The US Center For Disease Control maintains an updated list of medical advice for those traveling to Uganda

The CDC recommends being up to date with all your regular shots. These vaccines include measles-mumps-rubella (MMR) vaccine, diphtheria-tetanus-pertussis vaccine, varicella (chickenpox) vaccine, polio vaccine, and your yearly flu shot

They also suggest being vaccinated for hepatitis A. There is also some advice about protection for hepatitis B and rabies – but this depends to some degree on where you are heading and what you are doing.

Additionally, malaria, yellow fever, zika virus, chikungunya virus and dengue fever are a risk in Uganda so avoiding being bitten by mosquitos is advised. Also, ticks can carry diseases so when going through forested areas or long grass protect yourself by wearing long trousers and shirts. Tsetse flies carry diseases and there are no effective repellents so the same precautions as for ticks are the best prevention.

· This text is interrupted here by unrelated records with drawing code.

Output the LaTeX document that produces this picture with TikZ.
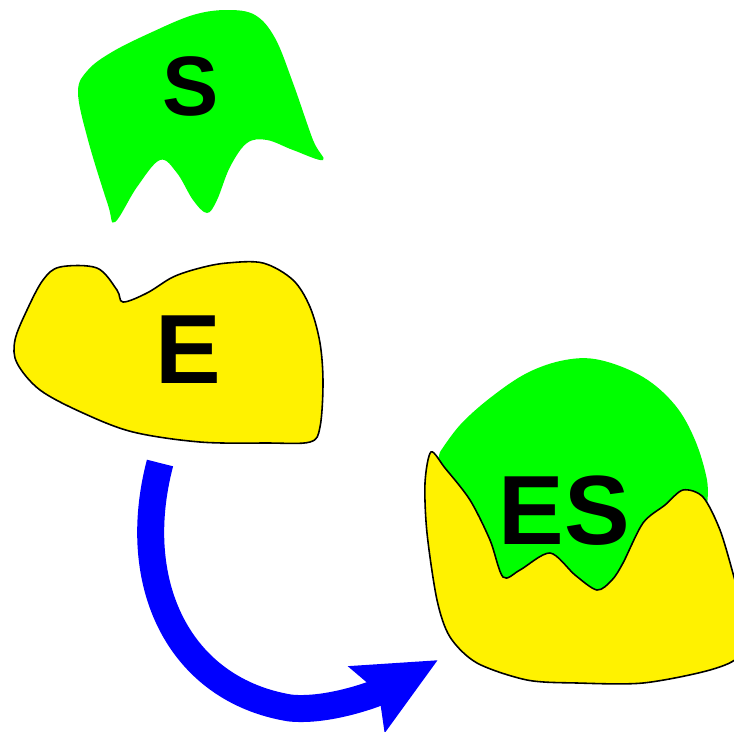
\documentclass[tikz,border=0pt]{standalone}
\usepackage{fontspec}
\setmainfont{Liberation Sans}
\usetikzlibrary{arrows.meta}
\def\bigletter#1{\bfseries\fontsize{#1}{#1}\selectfont}

\tikzset{
	enzyme/.style={fill=yellow, draw=black, line width=0.9pt},
	substrate/.style={fill=green},
	letter/.style={inner sep=0pt, font=\bigletter{56pt}},
	turn/.style={draw=blue, line width=0.54cm, -{Stealth[length=1.6cm, width=1.45cm, inset=0.25cm]}}
}

\begin{document}
\begin{tikzpicture}[x=0.02cm, y=-0.02cm]
		%%%%% START %%%%%
		\useasboundingbox (0, 0) rectangle (734, 731);
		\clip (0, 0) rectangle (734, 731);
		
		% free substrate
		\fill[substrate] plot[smooth cycle, tension=0.6] coordinates {
			(78, 92) (88, 70) (112, 52) (150, 33) (193, 15) (227, 10) (255, 15)
			(275, 38) (293, 83) (313, 140) (323, 160) (293, 150) (267, 140)
			(247, 143) (230, 167) (217, 200) (207, 213) (193, 200) (177, 173)
			(160, 160) (137, 187) (115, 222) (108, 205) (88, 140)};
		\node[letter, font=\bigletter{48pt}] (S) at (191, 86) {S};
		
		% free enzyme
		\draw[enzyme] plot[smooth cycle, tension=0.55] coordinates {
			(60, 267) (97, 268) (117, 290) (123, 302) (147, 293) (173, 277)
			(200, 268) (227, 263) (263, 263) (293, 280) (310, 307) (320, 343)
			(323, 383) (320, 427) (310, 442) (267, 443) (200, 442) (133, 432)
			(83, 413) (40, 390) (17, 363) (15, 340) (27, 310) (43, 280)};
		\node[letter] (E) at (188, 350) {E};
		
		% complex: substrate sitting in the enzyme
		\fill[substrate] plot[smooth, tension=0.6] coordinates {
			(440, 452) (460, 425) (490, 398) (527, 373) (565, 360) (600, 360)
			(643, 377) (675, 405) (695, 440) (707, 480) (707, 505)}
			-- (700, 600) -- (450, 600) -- (435, 470) -- cycle;
		\draw[enzyme] plot[smooth cycle, tension=0.5] coordinates {
			(431, 452) (445, 468) (470, 500) (490, 540) (503, 577) (520, 570)
			(550, 553) (575, 575) (597, 590) (612, 580) (623, 563) (643, 523)
			(665, 505) (683, 490) (703, 497) (720, 530) (734, 577) (745, 620)
			(740, 655) (710, 670) (643, 683) (577, 683) (527, 680) (477, 663)
			(450, 637) (437, 600) (427, 533) (425, 483)};
		\node[letter] (ES) at (564, 511) {ES};
		
		% binding step
		\coordinate (bind) at (160, 463);
		\coordinate (bound) at (438, 660);
		\draw[turn] (bind) .. controls (128, 585) and (180, 690) .. (290, 708)
			.. controls (330, 712) and (380, 692) .. (bound);
		
		%%%%% END %%%%%
	\end{tikzpicture}
\end{document}
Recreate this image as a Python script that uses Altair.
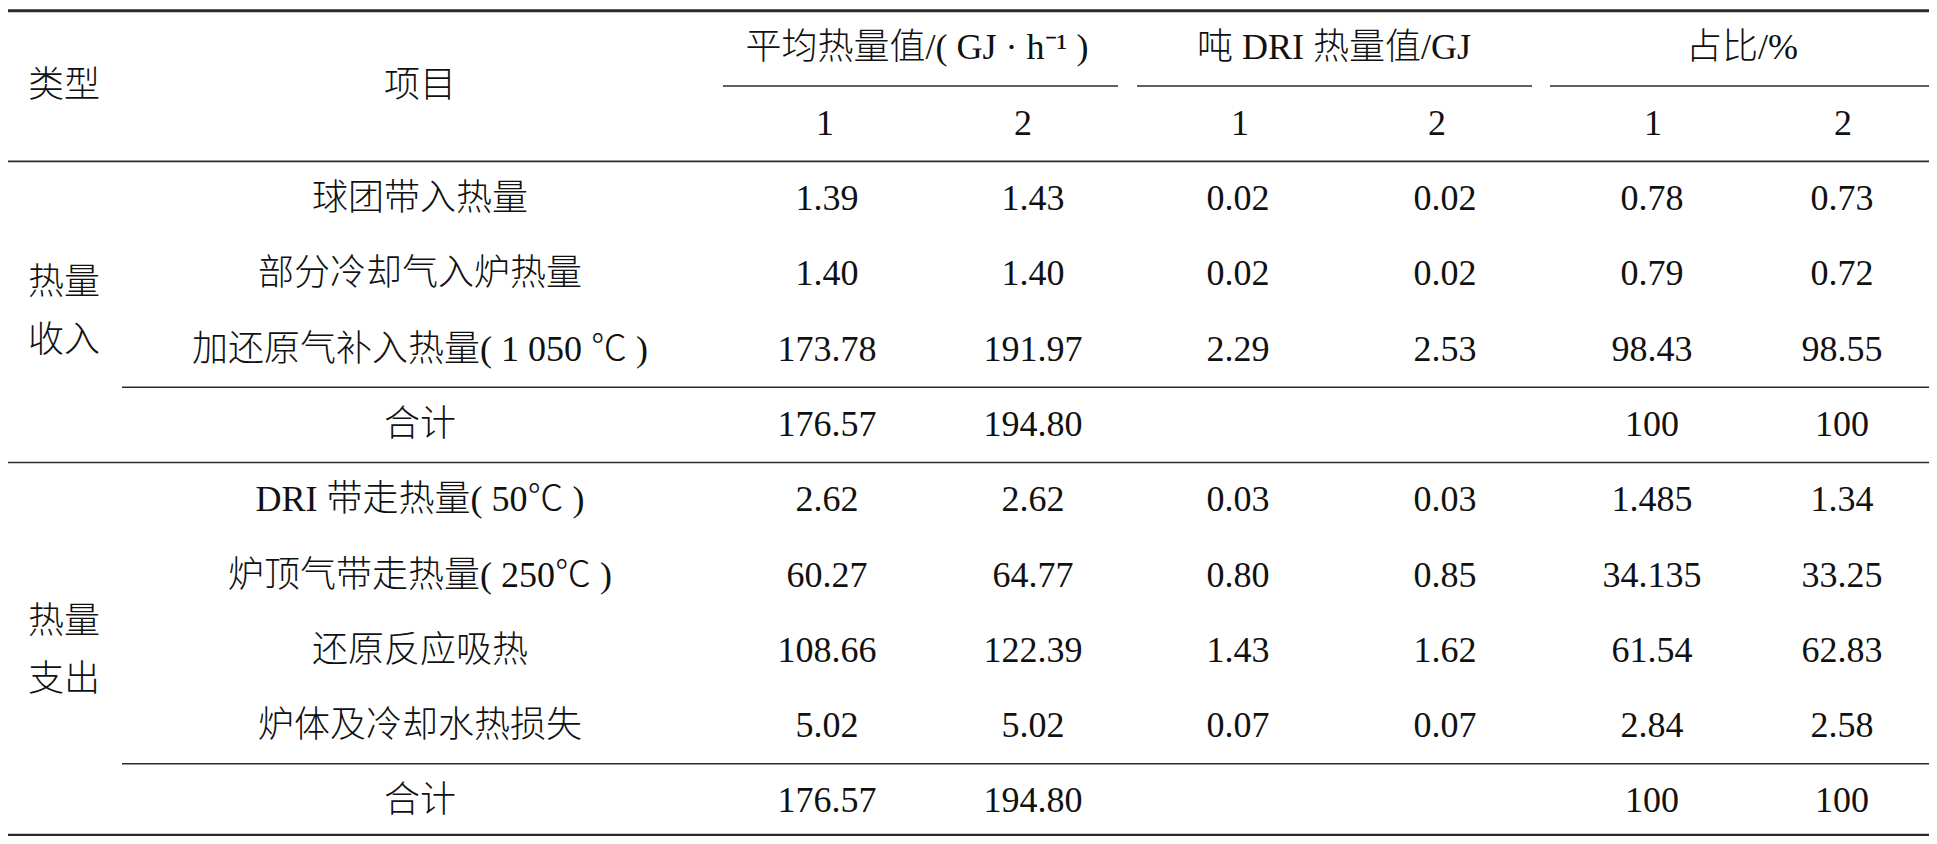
import altair as alt
import pandas as pd

corner_labels = ["类型", "项目"]
group_headers = ["平均热量值/( GJ · h⁻¹ )", "吨 DRI 热量值/GJ", "占比/%"]
sub_headers = ["1", "2", "1", "2", "1", "2"]
type_labels = [["热量", "收入"], ["热量", "支出"]]
type_rows = [[0, 1, 2, 3], [4, 5, 6, 7, 8]]

items = [
    "球团带入热量",
    "部分冷却气入炉热量",
    "加还原气补入热量( 1 050 ℃ )",
    "合计",
    "DRI 带走热量( 50℃ )",
    "炉顶气带走热量( 250℃ )",
    "还原反应吸热",
    "炉体及冷却水热损失",
    "合计",
]
avg_heat_1 = ["1.39", "1.40", "173.78", "176.57", "2.62", "60.27", "108.66", "5.02", "176.57"]
avg_heat_2 = ["1.43", "1.40", "191.97", "194.80", "2.62", "64.77", "122.39", "5.02", "194.80"]
ton_heat_1 = ["0.02", "0.02", "2.29", "", "0.03", "0.80", "1.43", "0.07", ""]
ton_heat_2 = ["0.02", "0.02", "2.53", "", "0.03", "0.85", "1.62", "0.07", ""]
share_1 = ["0.78", "0.79", "98.43", "100", "1.485", "34.135", "61.54", "2.84", "100"]
share_2 = ["0.73", "0.72", "98.55", "100", "1.34", "33.25", "62.83", "2.58", "100"]
value_columns = [avg_heat_1, avg_heat_2, ton_heat_1, ton_heat_2, share_1, share_2]

# ---------------- layout (page pixels / row units) ----------------
W, H = 1921, 828
OX, OY = 8, 8
ROW0, PITCH = 199.0, 75.3          # page y of first body row, row pitch
LEFT, RIGHT, INNER = 8, 1930, 122
type_x = 64
type_half_gap = 0.385              # half line spacing of the two-line type label (rows)
item_x = 420
col_x = [827, 1033, 1238, 1445, 1652, 1842]
sub_x = [825, 1023, 1240, 1437, 1653, 1843]
grp_x = [917, 1334, 1742]
grp_span = [(723, 1118), (1137, 1532), (1550, 1930)]

FONT = "Liberation Serif, Noto Sans CJK SC"
FS = 36
TEXT_C = "#111111"
LINE_C = "#2b2b2b"

texts = []
texts.append({"x": type_x, "r": -1.5, "t": corner_labels[0]})
texts.append({"x": item_x, "r": -1.5, "t": corner_labels[1]})
for gx, g in zip(grp_x, group_headers):
    texts.append({"x": gx, "r": -2.0, "t": g})
for sx, s in zip(sub_x, sub_headers):
    texts.append({"x": sx, "r": -1.0, "t": s})
for i, it in enumerate(items):
    texts.append({"x": item_x, "r": i, "t": it})
    for cx, col in zip(col_x, value_columns):
        if col[i]:
            texts.append({"x": cx, "r": i, "t": col[i]})
for lab, rs in zip(type_labels, type_rows):
    mid = sum(rs) / len(rs)
    texts.append({"x": type_x, "r": mid - type_half_gap, "t": lab[0]})
    texts.append({"x": type_x, "r": mid + type_half_gap, "t": lab[1]})
text_df = pd.DataFrame(texts)

lines = [
    {"x1": LEFT, "x2": RIGHT, "r": -2.5, "w": 3.0},
    {"x1": LEFT, "x2": RIGHT, "r": -0.5, "w": 1.6},
    {"x1": INNER, "x2": RIGHT, "r": 2.5, "w": 1.6},
    {"x1": LEFT, "x2": RIGHT, "r": 3.5, "w": 1.6},
    {"x1": INNER, "x2": RIGHT, "r": 7.5, "w": 1.6},
    {"x1": LEFT, "x2": RIGHT, "r": 8.45, "w": 3.0},
]
for a, b in grp_span:
    lines.append({"x1": a, "x2": b, "r": -1.5, "w": 1.6})
line_df = pd.DataFrame(lines)

r_top = (OY - ROW0) / PITCH
r_bot = (OY + H - ROW0) / PITCH
xs = alt.Scale(domain=[OX, OX + W], nice=False, zero=False)
ys = alt.Scale(domain=[r_top, r_bot], nice=False, zero=False, reverse=True)

rules = alt.Chart(line_df).mark_rule(color=LINE_C, strokeCap="butt").encode(
    x=alt.X("x1:Q", scale=xs, axis=None),
    x2="x2:Q",
    y=alt.Y("r:Q", scale=ys, axis=None),
    strokeWidth=alt.StrokeWidth("w:Q", scale=None, legend=None),
)

cells = alt.Chart(text_df).mark_text(
    font=FONT, fontSize=FS, fontWeight=300, color=TEXT_C, align="center",
    baseline="middle",
).encode(
    x=alt.X("x:Q", scale=xs, axis=None),
    y=alt.Y("r:Q", scale=ys, axis=None),
    text="t:N",
)

chart = alt.layer(rules, cells).properties(
    width=W, height=H, padding=0, autosize=alt.AutoSizeParams(type="none"),
    background="white",
).configure_view(stroke=None)

chart.save("out.html", embed_options={"renderer": "svg", "actions": False})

Access to medical care in Uganda is very limited, especially outside of Kampala, the capital city. The health care provided by the country’s medical facilities remains of poor quality. The main hospital in Uganda is the Mulago Hospital, located in the capital. It is only suitable for basic medical care. In the event of serious medical issues, an air evacuation to another country is indispensable.

There are no satisfying emergency services in Uganda.

Pharmacies are few in the country and they only sell basic medicines, not always of reliable quality. Be sure to bring your own medical supplies in sufficient quantities when travelling to Uganda, especially if you require specific treatments.

Food Safety

Only eat food that is cooked and served hot. Eat fruits and vegetables that you have personally washed in clean water or peeled yourself. Never eat food sold by street vendors. Only drink boiled water that is sealed and has been filtered and disinfected. Prefer carbonated drinks, hot coffee or tea, and pasteurized milk.


The volatile situation in the eastern part of the neighbouring Democratic Republic of Congo (DRC) could lead to possible incursions into western Uganda by DRC rebels.

Western Uganda also has a history of inter-ethnic violence.

Armed banditry, car thefts, muggings and kidnappings occur throughout Uganda and foreigners have been targeted.

Petty crime, including pickpocketing, purse and jewellery snatching and theft from hotel rooms and vehicles, occurs regularly.

If attacked, don’t resist, as offering resistance may result in violence.

Armed robberies are perpetrated against pedestrians, even during daytime.

Armed robberies also occur along roadways, particularly at night.

Keep your vehicle doors locked at all times, windows closed and personal belongings, including handbags, safely stored.

Don’t leave items such as laptops and briefcases in unattended vehicles
Don’t display jewellery or electronics when walking
Remain vigilant when using public transportation or walking along deserted streets
Avoid walking and driving at night
Taxi and matatu (minibus) operators have robbed their passengers and stranded them far from their destination. Avoid taking taxis or matatus that have only one or two passengers, and ensure that your personal belongings are secure at all times when using public transportation.